Por último y no menos importante, no creo ser alarmista al afirmar que en general, la cultura política actual es ínfima, vacuamente polarizada o directamente peligrosa, pero indigna la estampa reiterada de los campus universitarios como caladeros de votos para la propagación de ideas execrables o la conformación de escenarios de una violencia relativamente contenida. En este sentido, estamos viendo periodistas de medio pelo de la ultraderecha vitoreados en anunciadas giras a modo de baño de multitudes, mientras que la contrapartida por defecto son encapuchados “antifas” e “indepes”. Ambos, al igual que ciertas organizaciones neonazis constituyen el germinal de un matonismo escuadrista que ya veremos su destino y metas finales. Con todo, no estoy negando ni mucho menos la inclusión de la política y el verdadero pensamiento crítico en los espacios educativos, porque entre otras cosas me dedico a trabajar y enseñar sobre valores éticos, arte y patrimonio, manifestando mis planteamientos y juicios de valor en ejercicios con mis alumnos, sin que en ningún caso suponga un intento de adoctrinamiento o influencia sectaria. En este sentido, y referido a lo tratado en este artículo, durante el periodo electoral y a diferencia de otras actitudes, he guardado silencio intencionado, buscando que la autonomía del alumnado analizara por su propia cuenta programas y candidaturas propuestas. A sabiendas que tendrían muchos flecos específicos e históricos por conocer, he insistido en que cada cual es dueño de sus actos y de su responsabilidad en el voto, reiterando que la democracia es un proceso válido que exige esfuerzo, nivel de formación y un compromiso por el bien colectivo, sin los cuales no tiene más valor que una vulgar tiranía.
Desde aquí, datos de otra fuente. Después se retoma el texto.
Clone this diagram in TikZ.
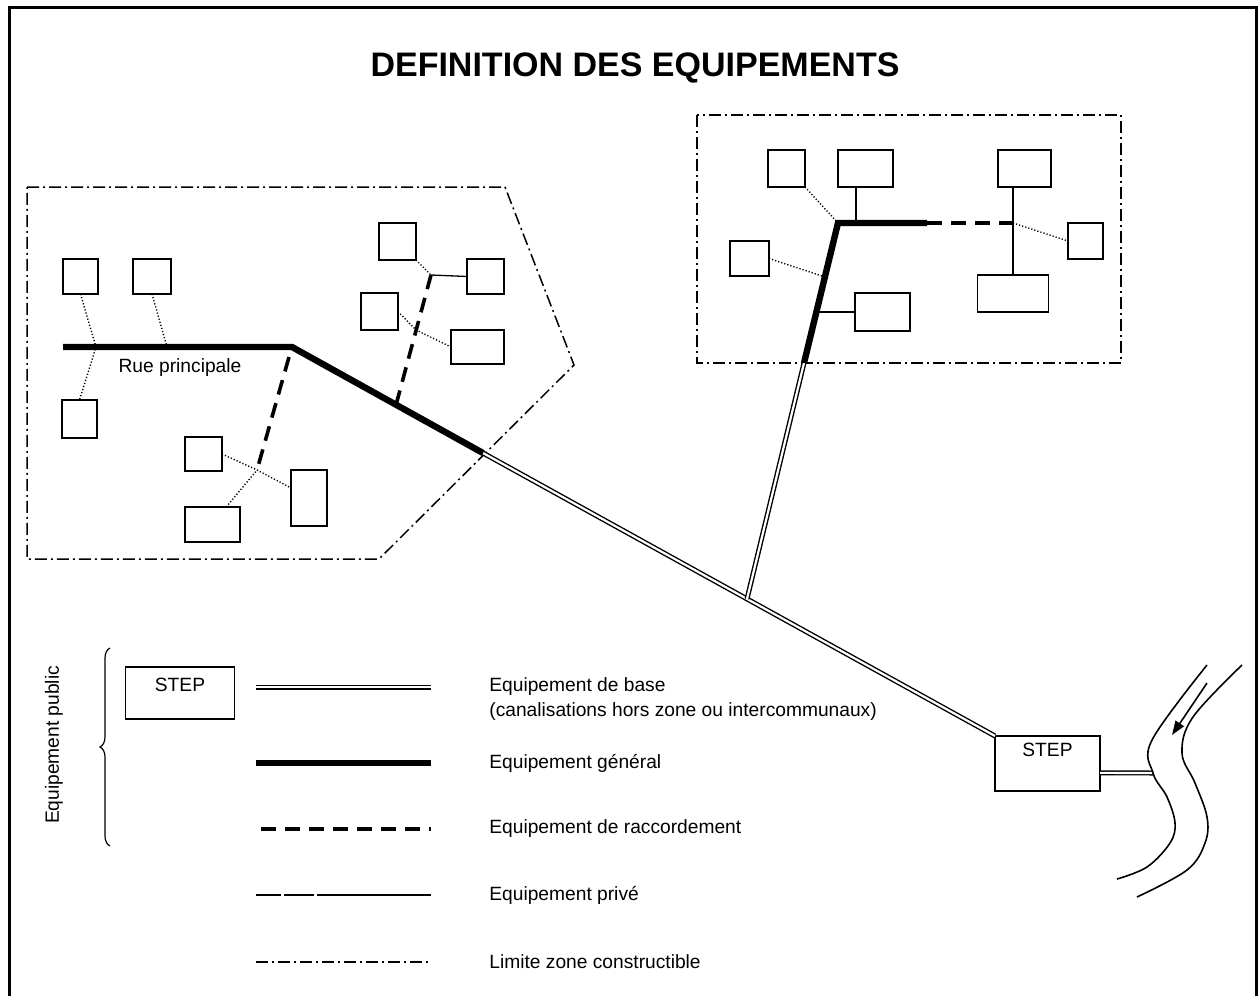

La universidad pública española sufre un proceso de deterioro sistemático de los principios que deberían sustentar su existencia y utilidad colectiva. Todos los actores implicados en este ecosistema (alumnado, Ptgas PDI y conjunto social), somos responsables con nuestra resistencia, aceptación o pasividad del destino y legado que transmitimos. La dignidad es la última frontera que nos queda a los seres humanos para resistir la opresión y no parece de recibo que una indefensión aprendida sea el referente iluminador. Seguir en la lucha justa te puede sumergir en la oscuridad del discurso invisible, pero quizás sea la madurez e integridad ideológica la que nos haga seguir reclamando de forma dramática una reforma a la totalidad. Los lamentos en un futuro inmediato.